Tembok berlapis Momota
Di luar ganda putra, kontingen Merah Putih bisa menyimpan asa pada tunggal putra dan ganda campuran untuk menambah medali, tentu dengan perjalanan yang tak kalah berat menuju podium tertinggi. Jonatan dan Anthony akan bersaing dengan tunggal putra nomor satu dunia, Kento Momota, yang akan mendapat dukungan penuh penonton tuan rumah.
Sebelas gelar juara, termasuk All England, Kejuaraan Dunia, dan Final BWF, dari ”King Kento” telah menjadi tembok berlapis tersendiri sebelum menyebut nama-nama pesaing lain, seperti Chou Tien Chen (Taiwan), Shi Yuqi (China), dan Anders Antonsen (Denmark).
Maka, kalau Jonatan dan Anthony tak berhasil berdiri di podium tertinggi, Tokyo 2020 akan menjadi pengalaman berharga mereka. Jonatan (22) dan Anthony (23) masih bisa menyimpan asa dan kemampuan untuk Paris 2024.

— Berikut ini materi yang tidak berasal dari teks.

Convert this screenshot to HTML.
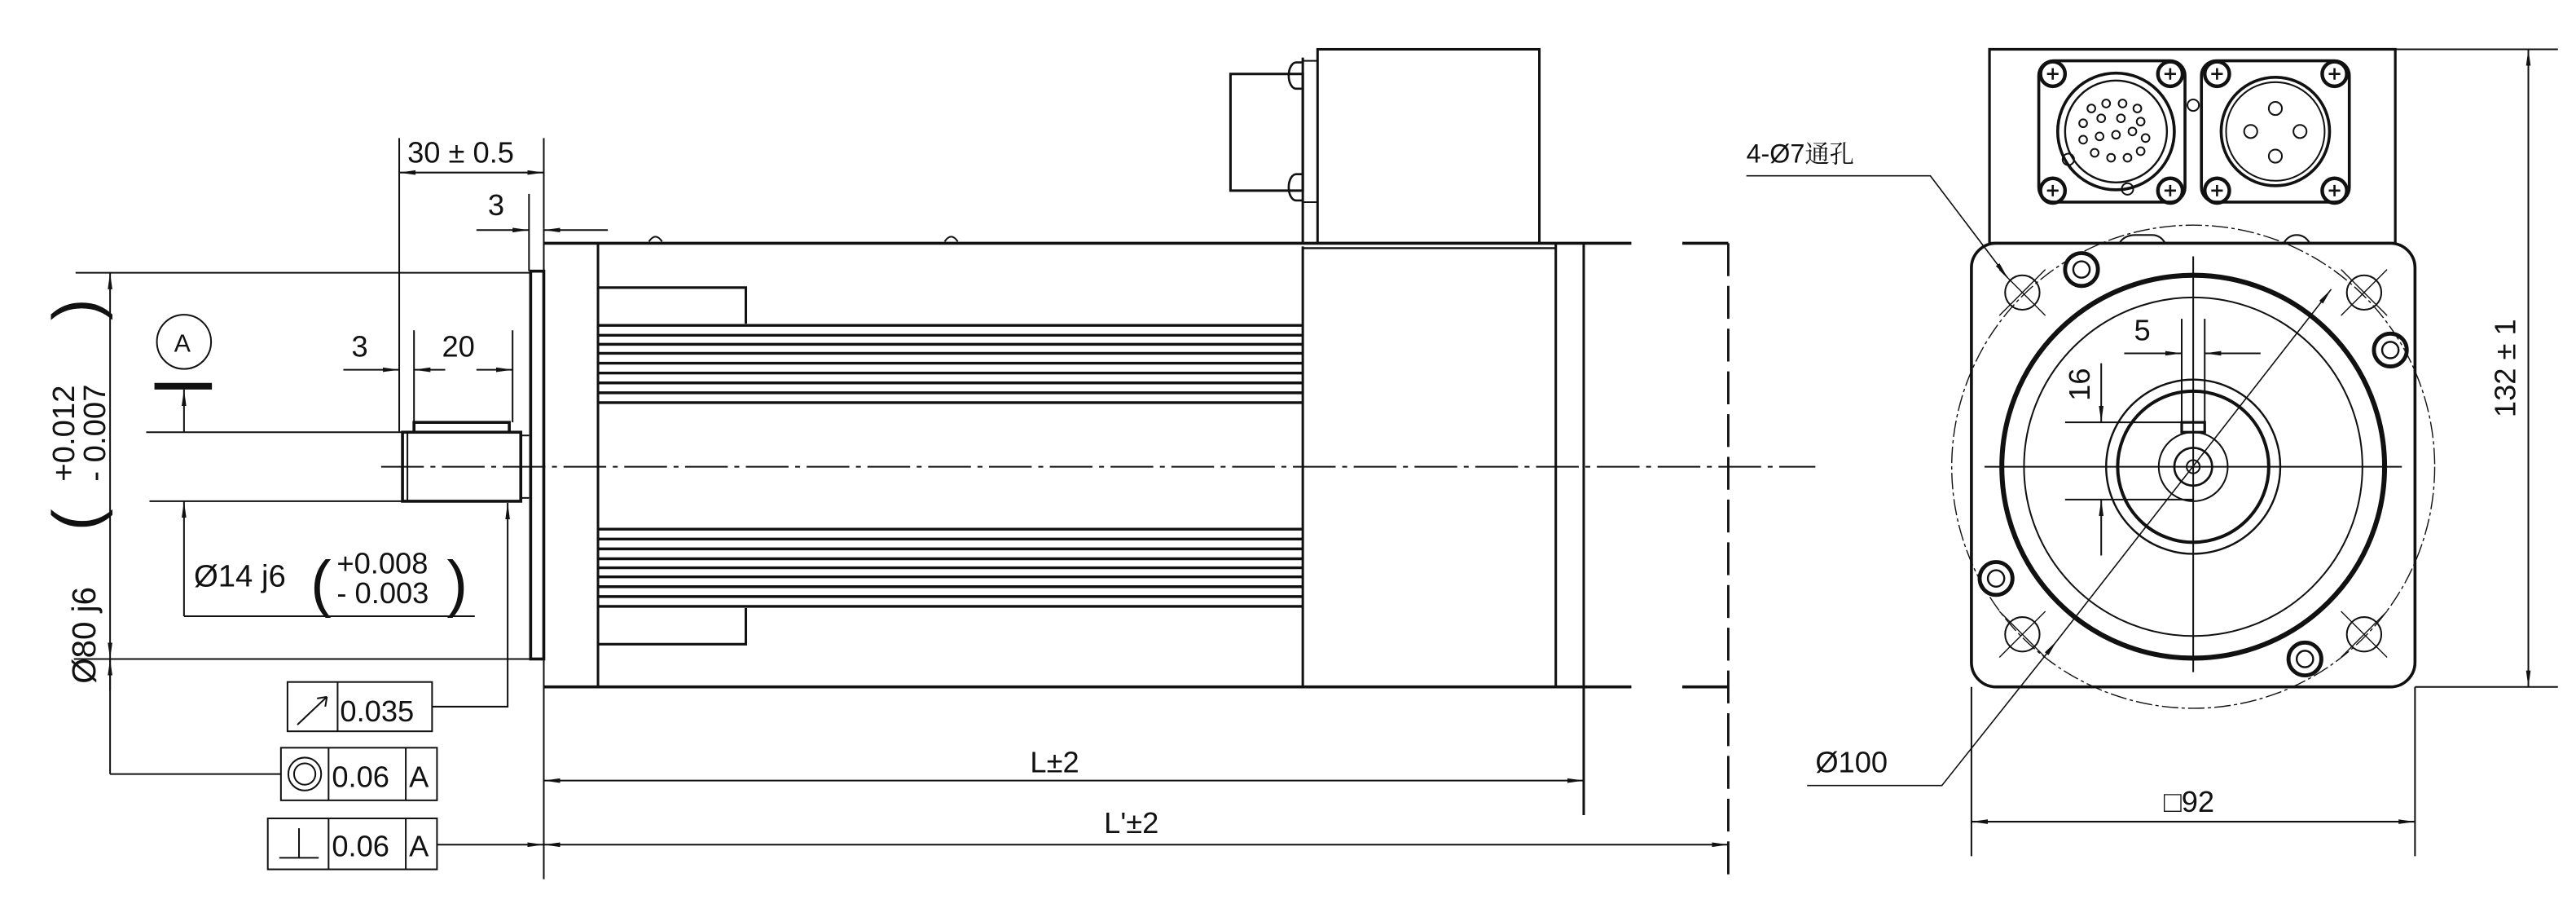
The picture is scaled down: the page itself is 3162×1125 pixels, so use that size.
<!DOCTYPE html>
<html><head><meta charset="utf-8"><style>
html,body{margin:0;padding:0;background:#fff;}
svg{display:block;}
text{font-family:"Liberation Sans","Noto Sans CJK SC",sans-serif;fill:#111;}
</style></head><body>
<svg width="3162" height="1125" viewBox="0 0 1568 558" preserveAspectRatio="none" xmlns="http://www.w3.org/2000/svg">
<defs>
<marker id="a" viewBox="0 0 10 4" refX="10" refY="2" markerWidth="10" markerHeight="4" markerUnits="userSpaceOnUse" orient="auto-start-reverse"><path d="M0,0.6 L10,2 L0,3.4z" fill="#111"/></marker>
</defs>
<g fill="none" stroke="#111" stroke-width="1">
<line x1="232" y1="284" x2="1105" y2="284" stroke-dasharray="26,4,3,4"/>
<rect x="323" y="165" width="8" height="236" stroke-width="1.8"/>
<line x1="331" y1="139" x2="331" y2="535"/>
<line x1="331" y1="148" x2="993" y2="148" stroke-width="1.8"/>
<line x1="331" y1="418" x2="993" y2="418" stroke-width="1.8"/>
<line x1="1024" y1="148" x2="1052" y2="148" stroke-width="1.8"/>
<line x1="1024" y1="418" x2="1052" y2="418" stroke-width="1.8"/>
<line x1="1052" y1="148" x2="1052" y2="534" stroke-width="1.4" stroke-dasharray="20,6"/>
<line x1="364" y1="148" x2="364" y2="418" stroke-width="1.5"/>
<line x1="793" y1="150" x2="793" y2="418" stroke-width="1.5"/>
<line x1="793" y1="151" x2="947" y2="151" stroke-width="1.2"/>
<line x1="947" y1="148" x2="947" y2="418" stroke-width="1.5"/>
<line x1="964" y1="148" x2="964" y2="496" stroke-width="1.5"/>
<path d="M395,147 q4,-6 8,0 M575,147 q4,-6 8,0" />
<path d="M364,175 H454 V197 M364,392 H454 V370" stroke-width="1.5"/>
<g stroke-width="1.7">
<line x1="364" y1="198" x2="793" y2="198"/><line x1="364" y1="204" x2="793" y2="204"/><line x1="364" y1="209.5" x2="793" y2="209.5"/><line x1="364" y1="215" x2="793" y2="215"/><line x1="364" y1="221" x2="793" y2="221"/><line x1="364" y1="227" x2="793" y2="227"/><line x1="364" y1="233" x2="793" y2="233"/><line x1="364" y1="239" x2="793" y2="239"/><line x1="364" y1="245" x2="793" y2="245"/>
<line x1="364" y1="322" x2="793" y2="322"/><line x1="364" y1="328" x2="793" y2="328"/><line x1="364" y1="334" x2="793" y2="334"/><line x1="364" y1="340" x2="793" y2="340"/><line x1="364" y1="345.5" x2="793" y2="345.5"/><line x1="364" y1="351" x2="793" y2="351"/><line x1="364" y1="357" x2="793" y2="357"/><line x1="364" y1="363" x2="793" y2="363"/><line x1="364" y1="369" x2="793" y2="369"/>
</g>
<rect x="802" y="30" width="135" height="118" stroke-width="1.5"/>
<rect x="749" y="45" width="44" height="71" stroke-width="1.5"/>
<line x1="793" y1="35" x2="793" y2="148" stroke-width="1.5"/>
<path d="M793,37 H802 M793,123 H802"/>
<path d="M793,38 h-4 a4,7 0 0 0 0,16 h4 M793,106 h-4 a4,7 0 0 0 0,16 h4" stroke-width="1.3"/>
<rect x="245" y="263" width="72" height="42" stroke-width="1.8"/>
<line x1="248" y1="263" x2="248" y2="305"/>
<path d="M252,263 V257 H310 V263" stroke-width="1.8"/>
<path d="M317,265 H322 M317,303 H322"/>
<line x1="243" y1="84" x2="243" y2="263"/>
<line x1="331" y1="84" x2="331" y2="139"/>
<line x1="243" y1="105" x2="331" y2="105" marker-start="url(#a)" marker-end="url(#a)"/>
<line x1="322" y1="118" x2="322" y2="165"/>
<line x1="290" y1="140" x2="322" y2="140" marker-end="url(#a)"/>
<line x1="370" y1="140" x2="331" y2="140" marker-end="url(#a)"/>
<line x1="252" y1="201" x2="252" y2="257"/>
<line x1="312" y1="201" x2="312" y2="257"/>
<line x1="209" y1="225" x2="243" y2="225" marker-end="url(#a)"/>
<line x1="252" y1="225" x2="271" y2="225" marker-start="url(#a)"/>
<line x1="290" y1="225" x2="312" y2="225" marker-end="url(#a)"/>
<circle cx="112" cy="208" r="16.5"/>
<line x1="94" y1="235" x2="129" y2="235" stroke-width="4"/>
<line x1="112" y1="237" x2="112" y2="263" marker-start="url(#a)"/>
<line x1="112" y1="305" x2="112" y2="375" marker-start="url(#a)"/>
<line x1="112" y1="375" x2="289" y2="375"/>
<line x1="89" y1="263" x2="245" y2="263"/>
<line x1="91" y1="305" x2="245" y2="305"/>
<line x1="46" y1="166" x2="323" y2="166"/>
<line x1="45" y1="401" x2="323" y2="401"/>
<line x1="67" y1="166" x2="67" y2="401" marker-start="url(#a)" marker-end="url(#a)"/>
<line x1="67" y1="401" x2="67" y2="471"/>
<line x1="67" y1="471" x2="171" y2="471"/>
<line x1="67" y1="401" x2="67" y2="420" marker-start="url(#a)"/>
<rect x="175" y="415" width="88" height="30"/>
<line x1="205.5" y1="415" x2="205.5" y2="445"/>
<path d="M181,441 L199,424 M199,424 l-6,1 M199,424 l-1,6"/>
<path d="M263,430 H309 V306" marker-end="url(#a)"/>
<rect x="171" y="455" width="95" height="32"/>
<line x1="200" y1="455" x2="200" y2="487"/><line x1="247" y1="455" x2="247" y2="487"/>
<ellipse cx="185.5" cy="471" rx="10" ry="10"/><ellipse cx="185.5" cy="471" rx="6.5" ry="6.5"/>
<rect x="163" y="498" width="103" height="31"/>
<line x1="200" y1="498" x2="200" y2="529"/><line x1="247" y1="498" x2="247" y2="529"/>
<path d="M170,522 H194 M182,522 V504"/>
<line x1="266" y1="514" x2="331" y2="514" marker-end="url(#a)"/>
<line x1="331" y1="475" x2="964" y2="475" marker-start="url(#a)" marker-end="url(#a)"/>
<line x1="331" y1="514" x2="1052" y2="514" marker-start="url(#a)" marker-end="url(#a)"/>

<rect x="1211" y="30" width="247" height="118" stroke-width="1.6"/>
<path d="M1214,148 H1455 A15,15 0 0 1 1470,163 V403 A15,15 0 0 1 1455,418 H1215 A15,15 0 0 1 1200,403 V163 A15,15 0 0 1 1215,148z" stroke-width="1.8"/>
<circle cx="1335" cy="284" r="147" stroke-width="0.7" stroke-dasharray="10,2,2,2"/>
<circle cx="1335" cy="284" r="116.5" stroke-width="3"/>
<circle cx="1335" cy="284" r="103"/>
<circle cx="1335" cy="284" r="53" stroke-width="1.2"/>
<circle cx="1335" cy="284" r="46" stroke-width="2"/>
<circle cx="1335" cy="284" r="21"/>
<circle cx="1335" cy="284" r="11.5" stroke-width="1.3"/>
<circle cx="1335" cy="284" r="4"/>
<line x1="1208" y1="284" x2="1462" y2="284"/>
<line x1="1335" y1="156" x2="1335" y2="409"/>
<path d="M1328,194 V263 M1342,194 V263"/>
<rect x="1328" y="257" width="14" height="6" stroke-width="1.6"/>
<g>
<circle cx="1231" cy="178" r="10.5"/><circle cx="1439" cy="178" r="10.5"/><circle cx="1231" cy="386" r="10.5"/><circle cx="1439" cy="386" r="10.5"/>
<path d="M1217,164 l28,28 M1245,164 l-28,28 M1425,164 l28,28 M1453,164 l-28,28 M1217,372 l28,28 M1245,372 l-28,28 M1425,372 l28,28 M1453,372 l-28,28" stroke-width="0.7"/>
</g>
<g stroke-width="2.4">
<circle cx="1267" cy="164" r="10"/><circle cx="1455" cy="213" r="10"/><circle cx="1215" cy="352" r="10"/><circle cx="1403" cy="401" r="10"/>
</g>
<g stroke-width="1.2">
<circle cx="1267" cy="164" r="5"/><circle cx="1455" cy="213" r="5"/><circle cx="1215" cy="352" r="5"/><circle cx="1403" cy="401" r="5"/>
</g>
<path d="M1290,148 q3,-5 10,-5 h10 q5,0 8,5 M1390,148 q3,-5 8,-5 q5,0 8,5" />
<rect x="1241" y="37" width="89" height="86" rx="9" stroke-width="1.8"/>
<rect x="1340" y="37" width="90" height="86" rx="9" stroke-width="1.8"/>
<g stroke-width="2.2">
<circle cx="1249.5" cy="45" r="7.5"/><circle cx="1321" cy="45" r="7.5"/><circle cx="1249.5" cy="116" r="7.5"/><circle cx="1321" cy="116" r="7.5"/>
<circle cx="1349.5" cy="45" r="7.5"/><circle cx="1421" cy="45" r="7.5"/><circle cx="1349.5" cy="116" r="7.5"/><circle cx="1421" cy="116" r="7.5"/>
</g>
<path d="M1246,45 h7 M1249.5,41.5 v7 M1317.5,45 h7 M1321,41.5 v7 M1246,116 h7 M1249.5,112.5 v7 M1317.5,116 h7 M1321,112.5 v7 M1346,45 h7 M1349.5,41.5 v7 M1417.5,45 h7 M1421,41.5 v7 M1346,116 h7 M1349.5,112.5 v7 M1417.5,116 h7 M1421,112.5 v7" stroke-width="1.3"/>
<circle cx="1288" cy="80" r="35.5" stroke-width="1.8"/>
<circle cx="1288" cy="80" r="31" stroke-width="1.2"/>
<circle cx="1385" cy="80" r="33" stroke-width="1.8"/>
<circle cx="1385" cy="80" r="30" stroke-width="1"/>
<g stroke-width="1">
<circle cx="1259" cy="97" r="3.5"/><circle cx="1335" cy="64" r="3.5"/><circle cx="1295" cy="115" r="3.5"/>
<circle cx="1273" cy="66" r="2.4"/><circle cx="1282" cy="63" r="2.4"/><circle cx="1292" cy="63" r="2.4"/><circle cx="1301" cy="66" r="2.4"/>
<circle cx="1268" cy="75" r="2.4"/><circle cx="1279" cy="72" r="2.4"/><circle cx="1291" cy="72" r="2.4"/><circle cx="1303" cy="74" r="2.4"/>
<circle cx="1268" cy="85" r="2.4"/><circle cx="1278" cy="83" r="2.4"/><circle cx="1288" cy="82" r="2.4"/><circle cx="1298" cy="80" r="2.4"/><circle cx="1306" cy="84" r="2.4"/>
<circle cx="1275" cy="93" r="2.4"/><circle cx="1285" cy="96" r="2.4"/><circle cx="1295" cy="96" r="2.4"/><circle cx="1303" cy="92" r="2.4"/>
<circle cx="1385" cy="66" r="4"/><circle cx="1370" cy="80" r="4"/><circle cx="1400" cy="80" r="4"/><circle cx="1385" cy="95" r="4"/>
</g>
<line x1="1293" y1="215" x2="1328" y2="215" marker-end="url(#a)"/>
<line x1="1376" y1="215" x2="1342" y2="215" marker-end="url(#a)"/>
<line x1="1257" y1="257" x2="1328" y2="257"/>
<line x1="1257" y1="304" x2="1335" y2="304"/>
<line x1="1279" y1="221" x2="1279" y2="257" marker-end="url(#a)"/>
<line x1="1279" y1="338" x2="1279" y2="304" marker-end="url(#a)"/>
<line x1="1458" y1="30" x2="1557" y2="30"/>
<line x1="1470" y1="418" x2="1557" y2="418"/>
<line x1="1539" y1="30" x2="1539" y2="418" marker-start="url(#a)" marker-end="url(#a)"/>
<line x1="1200" y1="418" x2="1200" y2="521"/>
<line x1="1470" y1="418" x2="1470" y2="521"/>
<line x1="1200" y1="500" x2="1470" y2="500" marker-start="url(#a)" marker-end="url(#a)"/>
<path d="M1063,107 H1175 L1222,169" stroke-width="0.8" marker-end="url(#a)"/>
<path d="M1100,478 H1182 L1252,390" stroke-width="0.8" marker-end="url(#a)"/>
<line x1="1252" y1="390" x2="1419" y2="176" stroke-width="0.8" marker-end="url(#a)"/>
</g>
<g font-size="18">
<text x="248" y="99">30 ± 0.5</text>
<text x="297" y="131">3</text>
<text x="214" y="217">3</text>
<text x="269" y="217">20</text>
<text x="106" y="214" font-size="15">A</text>
<text x="118" y="357" font-size="19">Ø14 j6</text>
<text x="189" y="368" font-size="38">(</text>
<text x="205" y="349">+0.008</text>
<text x="205" y="367">- 0.003</text>
<text x="272" y="368" font-size="38">)</text>
<g transform="translate(58,285) rotate(-90)">
<text x="-131" y="0" font-size="20">Ø80 j6</text>
<text x="-38" y="2" font-size="40">(</text>
<text x="-8" y="-13" font-size="19">+0.012</text>
<text x="-8" y="6" font-size="19">- 0.007</text>
<text x="90" y="2" font-size="40">)</text>
</g>
<text x="207" y="439">0.035</text>
<text x="202" y="479">0.06</text><text x="249" y="479">A</text>
<text x="202" y="521">0.06</text><text x="249" y="521">A</text>
<text x="627" y="470">L±2</text>
<text x="672" y="507">L'±2</text>
<text x="1063" y="99" font-size="16">4-Ø7<tspan font-family="Noto Serif CJK SC, serif" font-size="15">通孔</tspan></text>
<text x="1105" y="470">Ø100</text>
<text x="1299" y="207">5</text>
<text x="1317" y="494">□92</text>
<g transform="translate(1272,244) rotate(-90)"><text x="0" y="0">16</text></g>
<g transform="translate(1531,254) rotate(-90)"><text x="0" y="0">132 ± 1</text></g>
</g>
</svg>
</body></html>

Praveen/Melati dan Hafiz/Gloria menghadapi situasi tak kalah berat. Mereka harus menembus benteng pertahanan ganda campuran yang dibangun dua pasangan China, Zheng Siwei/Huang Yaqiong dan Wang Yilyu/Huang Dongping, yang menempati dua posisi teratas dunia.
Praveen/Melati telah mematahkan kendala psikologis setelah selalu gagal dalam lima final sejak berpasangan pada 2018, empat di antaranya pada 2019. Mereka membuat kejutan dengan menjuarai dua turnamen beruntun, Denmark dan Perancis Terbuka, Oktober. Namun, untuk membuat kejutan di Tokyo dan menyamai prestasi Tontowi Ahmad/Liliyana Natsir yang meraih emas di Rio 2016, akan jauh lebih sulit.
Sebagai pesta olahraga terbesar di dunia yang diselenggarakan empat tahun sekali, Olimpiade selalu menjadi momen paling menantang bagi atlet. Apalagi untuk pebulu tangkis Indonesia yang selalu mendapat tugas membawa pulang keping emas.